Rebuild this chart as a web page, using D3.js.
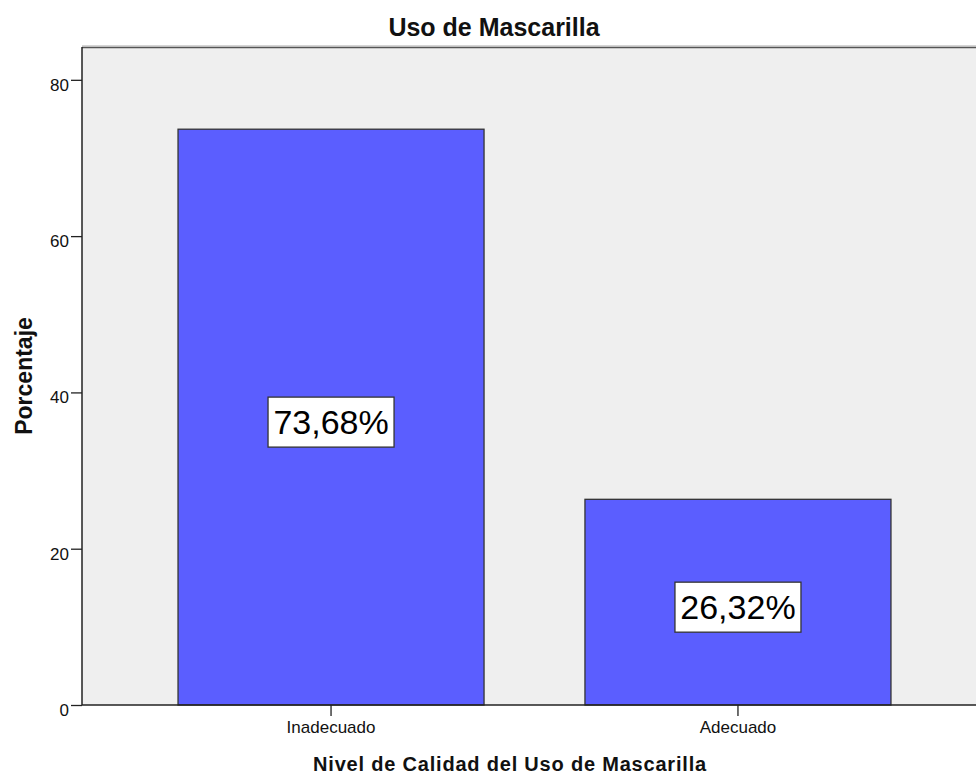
<!DOCTYPE html>
<html>
<head>
<meta charset="utf-8">
<script src="https://cdn.jsdelivr.net/npm/d3@7"></script>
<style>
  html, body { margin: 0; padding: 0; background: #ffffff; }
  svg { display: block; font-family: "Liberation Sans", Arial, sans-serif; }
</style>
</head>
<body>
<svg id="chart" width="976" height="776"></svg>
<script>
const categories = ["Inadecuado", "Adecuado"];
const values = [73.68, 26.32];
const valueLabels = ["73,68%", "26,32%"];
const yTicks = [0, 20, 40, 60, 80];
const chartTitle = "Uso de Mascarilla";
const xTitle = "Nivel de Calidad del Uso de Mascarilla";
const yTitle = "Porcentaje";

const svg = d3.select("#chart");
const pLeft = 82, pRight = 987, pTop = 47, pBottom = 705;

const x = d3.scaleBand().domain(categories).range([pLeft, pRight])
  .paddingInner(0.248).paddingOuter(0.236);
const y = d3.scaleLinear().domain([0, 84.2]).range([pBottom, pTop]);

// plot background
svg.append("rect").attr("x", pLeft).attr("y", pTop)
  .attr("width", pRight - pLeft).attr("height", pBottom - pTop)
  .attr("fill", "#efefef");

// top border
svg.append("line").attr("x1", pLeft).attr("x2", 976).attr("y1", pTop + 0.5).attr("y2", pTop + 0.5)
  .attr("stroke", "#555").attr("stroke-width", 1.5);
svg.append("line").attr("x1", pLeft).attr("x2", 976).attr("y1", pTop - 1).attr("y2", pTop - 1)
  .attr("stroke", "#aaa").attr("stroke-width", 1);

// bars
svg.selectAll("rect.bar").data(values).enter().append("rect")
  .attr("class", "bar")
  .attr("x", (d, i) => x(categories[i]))
  .attr("y", d => y(d))
  .attr("width", x.bandwidth())
  .attr("height", d => y(0) - y(d))
  .attr("fill", "#5b5eff")
  .attr("stroke", "#333")
  .attr("stroke-width", 1.3);

// y axis
const yAxis = d3.axisLeft(y).tickValues(yTicks).tickSize(11).tickPadding(2).tickFormat(d3.format("d"));
const gy = svg.append("g").attr("transform", `translate(${pLeft},0)`).call(yAxis);
gy.select(".domain").attr("d", `M0,${pTop}V${pBottom}`).attr("stroke", "#222").attr("stroke-width", 1.5);
gy.selectAll(".tick line").attr("stroke", "#222").attr("stroke-width", 1.3);
gy.selectAll(".tick text").attr("font-size", 17).attr("fill", "#111").attr("dy", "0.62em")
  .style("font-family", "'Liberation Sans', Arial, sans-serif");

// x axis
const xAxis = d3.axisBottom(x).tickSize(11).tickPadding(5);
const gx = svg.append("g").attr("transform", `translate(0,${pBottom})`).call(xAxis);
gx.select(".domain").attr("d", `M${pLeft},0H976`).attr("stroke", "#222").attr("stroke-width", 1.5);
gx.selectAll(".tick line").attr("stroke", "#222").attr("stroke-width", 1.3);
gx.selectAll(".tick text").attr("font-size", 17).attr("fill", "#111")
  .style("font-family", "'Liberation Sans', Arial, sans-serif");

// value labels
const lab = svg.selectAll("g.vlab").data(values).enter().append("g")
  .attr("class", "vlab")
  .attr("transform", (d, i) => `translate(${x(categories[i]) + x.bandwidth() / 2},${y(d / 2) + 5})`);
lab.append("rect").attr("x", -63).attr("y", -25).attr("width", 126).attr("height", 50)
  .attr("fill", "#fff").attr("stroke", "#333").attr("stroke-width", 1.3);
lab.append("text").attr("text-anchor", "middle").attr("dy", "0.36em")
  .attr("font-size", 34).attr("fill", "#000")
  .text((d, i) => valueLabels[i]);

// titles
svg.append("text").attr("x", 494).attr("y", 36)
  .attr("text-anchor", "middle").attr("font-size", 25).attr("font-weight", "bold").attr("fill", "#111")
  .text(chartTitle);
svg.append("text").attr("x", 510).attr("y", 771)
  .attr("text-anchor", "middle").attr("font-size", 20).attr("font-weight", "bold").attr("fill", "#111")
  .attr("letter-spacing", 0.8)
  .text(xTitle);
svg.append("text").attr("transform", "translate(32,376) rotate(-90)")
  .attr("text-anchor", "middle").attr("font-size", 23).attr("font-weight", "bold").attr("fill", "#111")
  .text(yTitle);
</script>
</body>
</html>
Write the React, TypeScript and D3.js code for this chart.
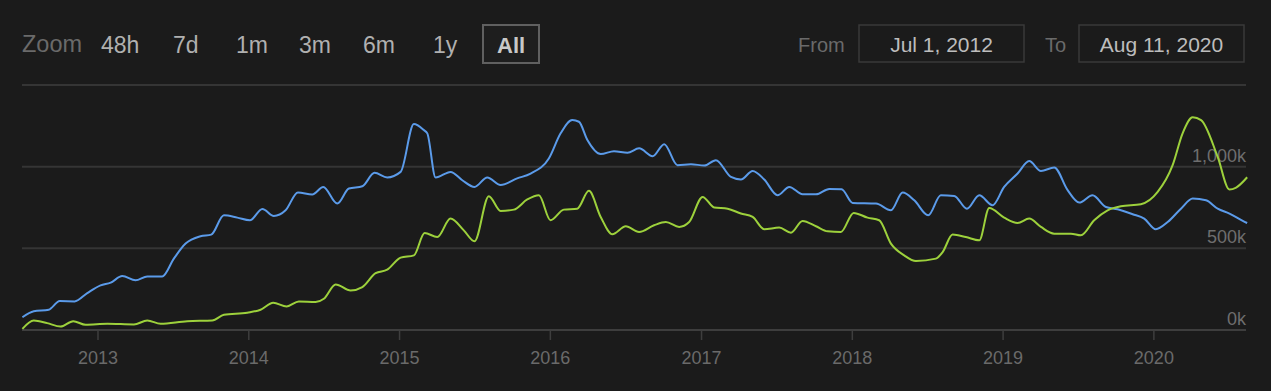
import React, { useEffect, useRef } from 'react';
import * as d3 from 'd3';

// [decimal year, value in thousands]
const blueSeries: [number, number][] = [
  [2012.5, 78], [2012.575, 115], [2012.674, 124], [2012.747, 177], [2012.845, 175],
  [2012.929, 226], [2013.017, 273], [2013.084, 290], [2013.161, 330], [2013.249, 304],
  [2013.327, 328], [2013.426, 328], [2013.503, 437], [2013.581, 529], [2013.68, 574],
  [2013.751, 584], [2013.835, 702], [2013.924, 688], [2014.007, 672], [2014.09, 741],
  [2014.166, 698], [2014.244, 733], [2014.326, 842], [2014.421, 830], [2014.494, 876],
  [2014.587, 774], [2014.664, 866], [2014.753, 880], [2014.834, 962], [2014.918, 934],
  [2015.007, 968], [2015.095, 1261], [2015.161, 1224], [2015.184, 1204], [2015.239, 934],
  [2015.338, 968], [2015.416, 917], [2015.497, 876], [2015.582, 934], [2015.67, 888],
  [2015.78, 928], [2015.869, 958], [2015.99, 1050], [2016.068, 1204], [2016.145, 1285],
  [2016.189, 1275], [2016.245, 1163], [2016.333, 1077], [2016.421, 1095], [2016.51, 1085],
  [2016.587, 1112], [2016.676, 1064], [2016.753, 1138], [2016.841, 1009], [2016.93, 1015],
  [2017.018, 1007], [2017.095, 1040], [2017.195, 937], [2017.261, 921], [2017.339, 974],
  [2017.416, 921], [2017.504, 825], [2017.582, 876], [2017.67, 831], [2017.759, 831],
  [2017.847, 864], [2017.929, 862], [2018.002, 778], [2018.157, 774], [2018.256, 733],
  [2018.334, 842], [2018.411, 794], [2018.503, 702], [2018.587, 825], [2018.676, 821],
  [2018.76, 743], [2018.842, 825], [2018.93, 764], [2019.007, 876], [2019.096, 958],
  [2019.173, 1034], [2019.251, 974], [2019.339, 995], [2019.428, 856], [2019.505, 780],
  [2019.593, 825], [2019.682, 753], [2019.759, 739], [2019.859, 709], [2019.936, 682],
  [2020.013, 617], [2020.091, 661], [2020.179, 743], [2020.257, 805], [2020.345, 794],
  [2020.422, 743], [2020.5, 713], [2020.588, 668], [2020.617, 655],
];

const greenSeries: [number, number][] = [
  [2012.5, 7], [2012.575, 58], [2012.664, 42], [2012.752, 21], [2012.836, 54],
  [2012.918, 32], [2013.062, 38], [2013.238, 34], [2013.327, 58], [2013.415, 38],
  [2013.592, 54], [2013.758, 58], [2013.835, 93], [2013.99, 106], [2014.078, 124],
  [2014.162, 167], [2014.251, 144], [2014.332, 175], [2014.443, 171], [2014.498, 191],
  [2014.576, 279], [2014.675, 242], [2014.753, 263], [2014.841, 348], [2014.918, 369],
  [2015.007, 443], [2015.095, 457], [2015.166, 594], [2015.25, 569], [2015.338, 682],
  [2015.426, 610], [2015.497, 543], [2015.592, 819], [2015.67, 729], [2015.758, 737],
  [2015.847, 799], [2015.924, 825], [2016.001, 672], [2016.089, 737], [2016.178, 743],
  [2016.255, 852], [2016.333, 692], [2016.41, 586], [2016.499, 635], [2016.587, 600],
  [2016.686, 641], [2016.764, 661], [2016.852, 631], [2016.918, 661], [2017.007, 815],
  [2017.084, 750], [2017.173, 743], [2017.261, 713], [2017.339, 692], [2017.416, 617],
  [2017.515, 627], [2017.593, 596], [2017.67, 668], [2017.759, 635], [2017.836, 604],
  [2017.924, 600], [2018.009, 717], [2018.101, 688], [2018.178, 672], [2018.256, 529],
  [2018.344, 457], [2018.422, 422], [2018.554, 437], [2018.599, 477], [2018.665, 584],
  [2018.753, 569], [2018.842, 549], [2018.908, 747], [2019.007, 688], [2019.096, 655],
  [2019.173, 682], [2019.251, 631], [2019.339, 590], [2019.45, 590], [2019.516, 580],
  [2019.604, 672], [2019.693, 733], [2019.781, 758], [2019.914, 770], [2020.025, 845],
  [2020.124, 1009], [2020.19, 1204], [2020.257, 1302], [2020.312, 1285], [2020.422, 1060],
  [2020.5, 860], [2020.544, 872], [2020.617, 935],
];

const zoomButtons = ['48h', '7d', '1m', '3m', '6m', '1y', 'All'];
const yTicks = [0, 500, 1000, 1500];
const fromLabel = 'Jul 1, 2012';
const toLabel = 'Aug 11, 2020';

const W = 1271;
const H = 391;
const FONT = '"Liberation Sans", Arial, Helvetica, sans-serif';

function yearToDate(y: number): Date {
  const yr = Math.floor(y);
  const start = new Date(yr, 0, 1).getTime();
  const end = new Date(yr + 1, 0, 1).getTime();
  return new Date(start + (y - yr) * (end - start));
}

const App: React.FC = () => {
  const ref = useRef<SVGSVGElement>(null);

  useEffect(() => {
    document.body.style.margin = '0';
    document.body.style.background = '#1b1b1b';
    const svg = d3.select(ref.current);
    svg.selectAll('*').remove();

    svg.append('rect').attr('width', W).attr('height', H).attr('fill', '#1b1b1b');

    const x = d3.scaleTime()
      .domain([new Date(2012, 6, 1), new Date(2020, 7, 11)])
      .range([22, 1246]);
    const y = d3.scaleLinear().domain([0, 1500]).range([330, 85]);

    // range selector
    const top = svg.append('g').attr('font-family', FONT);
    top.append('text').attr('x', 22).attr('y', 52).attr('font-size', 23.5)
      .attr('fill', '#6a6a6a').text('Zoom');
    const btnX = [101, 173, 236, 299, 363, 433, 497];
    zoomButtons.forEach((b, i) => {
      const isAll = b === 'All';
      if (isAll) {
        top.append('rect').attr('x', 483).attr('y', 25).attr('width', 56).attr('height', 38)
          .attr('fill', '#1e1e1e').attr('stroke', '#606060').attr('stroke-width', 2);
      }
      top.append('text').attr('x', btnX[i]).attr('y', 53).attr('font-size', isAll ? 22 : 23)
        .attr('font-weight', isAll ? 'bold' : 'normal')
        .attr('fill', isAll ? '#c8c8c8' : '#b0b0b0').text(b);
    });

    top.append('text').attr('x', 798).attr('y', 52).attr('font-size', 20)
      .attr('fill', '#6a6a6a').text('From');
    top.append('text').attr('x', 1045).attr('y', 52).attr('font-size', 20)
      .attr('fill', '#6a6a6a').text('To');
    [[859, fromLabel], [1079, toLabel]].forEach(([bx, label]) => {
      top.append('rect').attr('x', bx as number).attr('y', 25).attr('width', 165).attr('height', 37)
        .attr('fill', 'none').attr('stroke', '#3a3a3a').attr('stroke-width', 1.5);
      top.append('text').attr('x', (bx as number) + 82.5).attr('y', 52).attr('font-size', 21)
        .attr('text-anchor', 'middle').attr('fill', '#bdbdbd').text(label as string);
    });

    // grid
    svg.append('g').selectAll('line').data(yTicks).enter().append('line')
      .attr('x1', 22).attr('x2', 1246)
      .attr('y1', (d) => y(d)).attr('y2', (d) => y(d))
      .attr('stroke', (d) => (d === 0 ? '#3e3e3e' : '#353535'))
      .attr('stroke-width', 2);

    // y labels
    svg.append('g').selectAll('text').data(yTicks.filter((d) => d < 1500)).enter().append('text')
      .attr('x', 1246).attr('y', (d) => y(d) - 5)
      .attr('text-anchor', 'end').attr('font-family', FONT).attr('font-size', 18)
      .attr('fill', '#6e6e6e').text((d) => `${d3.format(',')(d)}k`);

    // x axis ticks and labels
    const xt = x.ticks(d3.timeYear.every(1) as d3.TimeInterval);
    const gx = svg.append('g');
    gx.selectAll('line').data(xt).enter().append('line')
      .attr('x1', (d) => x(d)).attr('x2', (d) => x(d)).attr('y1', 330).attr('y2', 340)
      .attr('stroke', '#3e3e3e').attr('stroke-width', 1.5);
    gx.selectAll('text').data(xt).enter().append('text')
      .attr('x', (d) => x(d)).attr('y', 364).attr('text-anchor', 'middle')
      .attr('font-family', FONT).attr('font-size', 18).attr('fill', '#6a6a6a')
      .text((d) => d3.timeFormat('%Y')(d));

    // series
    const line = d3.line<[number, number]>()
      .x((d) => x(yearToDate(d[0])))
      .y((d) => y(d[1]))
      .curve(d3.curveMonotoneX);

    svg.append('path').datum(blueSeries).attr('d', line)
      .attr('fill', 'none').attr('stroke', '#5b9bea').attr('stroke-width', 2);
    svg.append('path').datum(greenSeries).attr('d', line)
      .attr('fill', 'none').attr('stroke', '#9dd13c').attr('stroke-width', 2);
  }, []);

  return (
    <svg ref={ref} width={W} height={H} style={{ display: 'block' }}></svg>
  );
};

export default App;
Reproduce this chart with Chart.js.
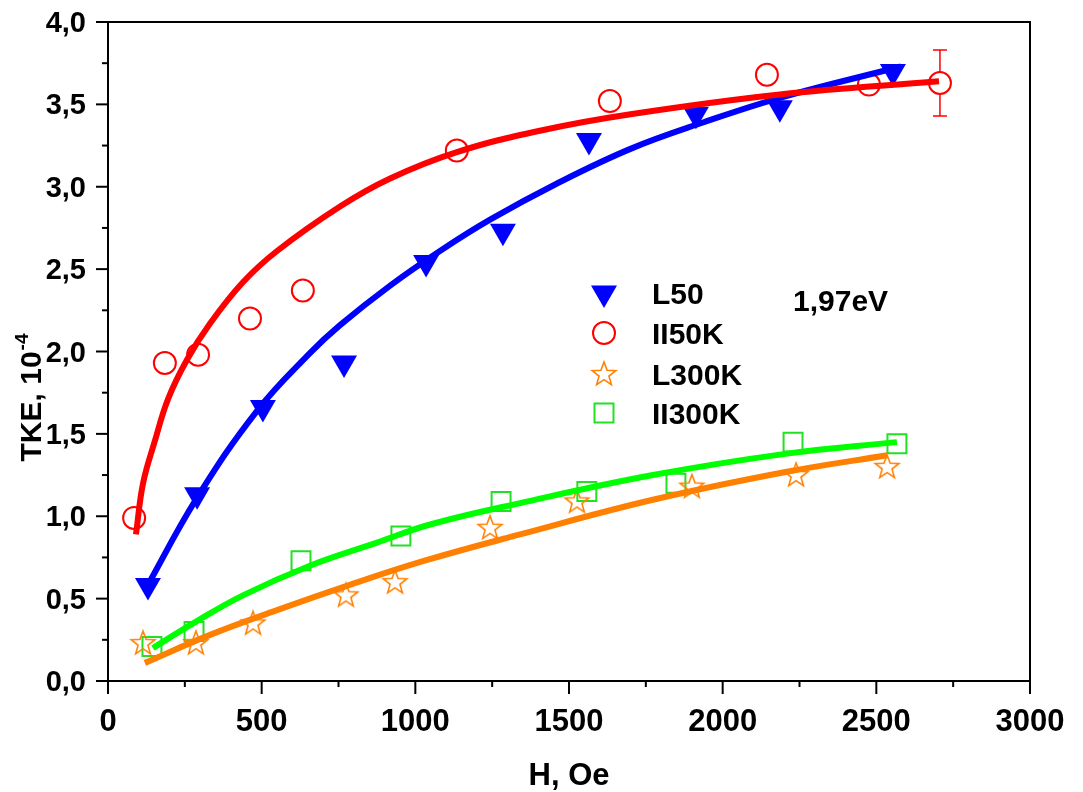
<!DOCTYPE html>
<html>
<head>
<meta charset="utf-8">
<script src="https://cdn.jsdelivr.net/npm/chart.js@4/dist/chart.umd.min.js"></script>
<style>
  body { margin: 0; background: #fff; }
  #wrap { width: 1083px; height: 792px; }
</style>
</head>
<body>
<div id="wrap"><canvas id="c" width="1083" height="792"></canvas></div>
<script>
// measured points
const H_L50 = [130, 290, 504, 768, 1035, 1285, 1565, 1913, 2186, 2554];
const TKE_L50 = [0.58, 1.13, 1.66, 1.93, 2.54, 2.73, 3.28, 3.44, 3.48, 3.70];

const H_II50K = [85, 185, 293, 462, 634, 1135, 1633, 2144, 2476, 2707];
const TKE_II50K = [0.99, 1.93, 1.98, 2.20, 2.37, 3.22, 3.52, 3.68, 3.62, 3.63];

const H_L300K = [114, 286, 472, 774, 934, 1243, 1526, 1900, 2239, 2535];
const TKE_L300K = [0.23, 0.23, 0.35, 0.52, 0.60, 0.93, 1.09, 1.18, 1.25, 1.30];

const H_II300K = [143, 280, 628, 953, 1279, 1558, 1848, 2229, 2567];
const TKE_II300K = [0.21, 0.30, 0.73, 0.88, 1.09, 1.15, 1.20, 1.45, 1.44];

// fitted curves
const H_FIT_L50 = [120, 289, 485, 657, 755, 918, 1080, 1243, 1461, 1700, 1936, 2186, 2580];
const TKE_FIT_L50 = [0.55, 1.11, 1.64, 1.99, 2.16, 2.40, 2.61, 2.80, 3.02, 3.23, 3.39, 3.54, 3.73];

const H_FIT_II50K = [91, 114, 153, 195, 257, 332, 439, 550, 755, 918, 1135, 1405, 1700, 2186, 2704];
const TKE_FIT_II50K = [0.89, 1.20, 1.46, 1.71, 1.95, 2.17, 2.42, 2.61, 2.88, 3.05, 3.21, 3.34, 3.44, 3.56, 3.64];

const H_FIT_L300K = [120, 332, 550, 765, 1030, 1341, 1773, 2209, 2535];
const TKE_FIT_L300K = [0.11, 0.28, 0.43, 0.57, 0.73, 0.89, 1.10, 1.27, 1.37];

const H_FIT_II300K = [146, 277, 439, 657, 875, 1048, 1341, 1773, 2209, 2567];
const TKE_FIT_II300K = [0.20, 0.35, 0.52, 0.70, 0.84, 0.95, 1.08, 1.25, 1.38, 1.45];

// error bar on last II50K point
const ERR_H = [2707];
const ERR_TKE = [3.63];
const ERR_SIZE = [0.2];

const LEGEND_LABELS = ['L50', 'II50K', 'L300K', 'II300K'];
const NOTE = '1,97eV';

const BLUE = '#0000ff', RED = '#ff0000', ORANGE = '#ff8000', GREEN = '#00ff00', GREEN_MK = '#22e022';
const FONT = '"Liberation Sans", Arial, sans-serif';

function pts(xs, ys) { return xs.map((x, i) => ({ x: x, y: ys[i] })); }

function starPath(ctx, cx, cy, R, r) {
  ctx.beginPath();
  for (let i = 0; i < 10; i++) {
    const rad = i % 2 === 0 ? R : r;
    const a = -Math.PI / 2 + i * Math.PI / 5;
    const px = cx + rad * Math.cos(a), py = cy + rad * Math.sin(a);
    if (i === 0) ctx.moveTo(px, py); else ctx.lineTo(px, py);
  }
  ctx.closePath();
}

// star marker image
const star = document.createElement('canvas');
star.width = 28; star.height = 28;
(function () {
  const s = star.getContext('2d');
  s.strokeStyle = ORANGE;
  s.lineWidth = 1.6;
  starPath(s, 14, 14.5, 12.5, 5.2);
  s.stroke();
})();

function scatterSet(xs, ys, style, color, radius, extra) {
  return Object.assign({
    type: 'scatter',
    data: pts(xs, ys),
    pointStyle: style,
    pointRadius: radius,
    pointBorderColor: color,
    pointBackgroundColor: 'rgba(0,0,0,0)',
    pointBorderWidth: 2,
    showLine: false,
    order: 1
  }, extra || {});
}

function fitSet(xs, ys, color) {
  return {
    type: 'line',
    data: pts(xs, ys),
    borderColor: color,
    borderWidth: 6,
    pointRadius: 0,
    fill: false,
    tension: 0.4,
    order: 0
  };
}

const frame = {
  id: 'frame',
  afterDraw(chart) {
    const { ctx, chartArea: a, scales: { x, y } } = chart;
    ctx.save();
    ctx.strokeStyle = '#000';
    ctx.fillStyle = '#000';
    ctx.lineWidth = 2;
    ctx.strokeRect(a.left, a.top, a.right - a.left, a.bottom - a.top);

    ctx.font = 'bold 31px ' + FONT;
    ctx.textAlign = 'center';
    ctx.textBaseline = 'alphabetic';
    x.ticks.forEach(t => {
      const px = x.getPixelForValue(t.value);
      const major = t.value % 500 === 0;
      ctx.beginPath();
      ctx.moveTo(px, a.bottom);
      ctx.lineTo(px, a.bottom + (major ? 13 : 6));
      ctx.stroke();
      if (major) ctx.fillText(String(t.value), px, a.bottom + 50);
    });

    ctx.font = 'bold 29px ' + FONT;
    ctx.textAlign = 'right';
    y.ticks.forEach(t => {
      const py = y.getPixelForValue(t.value);
      const major = Math.abs(t.value * 2 - Math.round(t.value * 2)) < 1e-6;
      ctx.beginPath();
      ctx.moveTo(a.left - (major ? 12 : 6), py);
      ctx.lineTo(a.left, py);
      ctx.stroke();
      if (major) ctx.fillText(t.value.toFixed(1).replace('.', ','), a.left - 22, py + 10);
    });

    // axis titles
    ctx.font = 'bold 31px ' + FONT;
    ctx.textAlign = 'center';
    ctx.fillText('H, Oe', (a.left + a.right) / 2, 785);

    ctx.save();
    ctx.translate(41, 398);
    ctx.rotate(-Math.PI / 2);
    const main = 'TKE, 10';
    ctx.font = 'bold 30px ' + FONT;
    const w1 = ctx.measureText(main).width;
    ctx.font = 'bold 19px ' + FONT;
    const w2 = ctx.measureText('-4').width;
    ctx.textAlign = 'left';
    ctx.font = 'bold 30px ' + FONT;
    ctx.fillText(main, -(w1 + w2) / 2, 0);
    ctx.font = 'bold 19px ' + FONT;
    ctx.fillText('-4', -(w1 + w2) / 2 + w1 + 1, -13);
    ctx.restore();

    // error bar
    ctx.strokeStyle = RED;
    ctx.lineWidth = 1.5;
    ERR_H.forEach((h, i) => {
      const px = x.getPixelForValue(h);
      const top = y.getPixelForValue(ERR_TKE[i] + ERR_SIZE[i]);
      const bot = y.getPixelForValue(ERR_TKE[i] - ERR_SIZE[i]);
      const cTop = y.getPixelForValue(ERR_TKE[i]) - 11;
      const cBot = y.getPixelForValue(ERR_TKE[i]) + 11;
      ctx.beginPath();
      ctx.moveTo(px, top); ctx.lineTo(px, cTop);
      ctx.moveTo(px, cBot); ctx.lineTo(px, bot);
      ctx.moveTo(px - 7, top); ctx.lineTo(px + 7, top);
      ctx.moveTo(px - 7, bot); ctx.lineTo(px + 7, bot);
      ctx.stroke();
    });

    // legend
    const lx = 604, tx = 652;
    const rows = [293, 333, 374, 413];
    ctx.fillStyle = BLUE;
    ctx.beginPath();
    ctx.moveTo(lx, rows[0] + 15);
    ctx.lineTo(lx - 13, rows[0] - 7.5);
    ctx.lineTo(lx + 13, rows[0] - 7.5);
    ctx.closePath();
    ctx.fill();
    ctx.strokeStyle = RED;
    ctx.lineWidth = 2;
    ctx.beginPath();
    ctx.arc(lx, rows[1], 11, 0, Math.PI * 2);
    ctx.stroke();
    ctx.drawImage(star, lx - 14, rows[2] - 14);
    ctx.strokeStyle = GREEN_MK;
    ctx.strokeRect(lx - 9.5, rows[3] - 9.5, 19, 19);

    ctx.fillStyle = '#000';
    ctx.font = 'bold 30px ' + FONT;
    ctx.textAlign = 'left';
    LEGEND_LABELS.forEach((lab, i) => ctx.fillText(lab, tx, rows[i] + 11));
    ctx.fillText(NOTE, 793, 311);
    ctx.restore();
  }
};

new Chart(document.getElementById('c'), {
  type: 'scatter',
  data: {
    datasets: [
      fitSet(H_FIT_II50K, TKE_FIT_II50K, RED),
      fitSet(H_FIT_L50, TKE_FIT_L50, BLUE),
      fitSet(H_FIT_II300K, TKE_FIT_II300K, GREEN),
      fitSet(H_FIT_L300K, TKE_FIT_L300K, ORANGE),
      scatterSet(H_L50, TKE_L50, 'triangle', BLUE, 15, { pointBackgroundColor: BLUE, pointRotation: 180, pointBorderWidth: 0 }),
      scatterSet(H_II50K, TKE_II50K, 'circle', RED, 11),
      scatterSet(H_L300K, TKE_L300K, star, ORANGE, 12),
      scatterSet(H_II300K, TKE_II300K, 'rect', GREEN_MK, 13.4)
    ]
  },
  options: {
    responsive: false,
    animation: false,
    events: [],
    layout: { padding: { top: 22, right: 53, left: 0, bottom: 0 } },
    plugins: { legend: { display: false }, tooltip: { enabled: false } },
    scales: {
      x: {
        type: 'linear', min: 0, max: 3000,
        ticks: { display: false, stepSize: 250 },
        grid: { display: false },
        border: { display: false },
        afterFit: s => { s.height = 111; }
      },
      y: {
        type: 'linear', min: 0, max: 4,
        ticks: { display: false, stepSize: 0.25 },
        grid: { display: false },
        border: { display: false },
        afterFit: s => { s.width = 108; }
      }
    }
  },
  plugins: [frame]
});
</script>
</body>
</html>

Aim of the exercise – Omit all pictures, and reproduce exactly the lines from the one holding "Reproduce this chart with Chart.js." through the one holding "3.68, 3.62, 3.63];", both included.

Result of the exercise –
Reproduce this chart with Chart.js.
<!DOCTYPE html>
<html>
<head>
<meta charset="utf-8">
<script src="https://cdn.jsdelivr.net/npm/chart.js@4/dist/chart.umd.min.js"></script>
<style>
  body { margin: 0; background: #fff; }
  #wrap { width: 1083px; height: 792px; }
</style>
</head>
<body>
<div id="wrap"><canvas id="c" width="1083" height="792"></canvas></div>
<script>
// measured points
const H_L50 = [130, 290, 504, 768, 1035, 1285, 1565, 1913, 2186, 2554];
const TKE_L50 = [0.58, 1.13, 1.66, 1.93, 2.54, 2.73, 3.28, 3.44, 3.48, 3.70];

const H_II50K = [85, 185, 293, 462, 634, 1135, 1633, 2144, 2476, 2707];
const TKE_II50K = [0.99, 1.93, 1.98, 2.20, 2.37, 3.22, 3.52, 3.68, 3.62, 3.63];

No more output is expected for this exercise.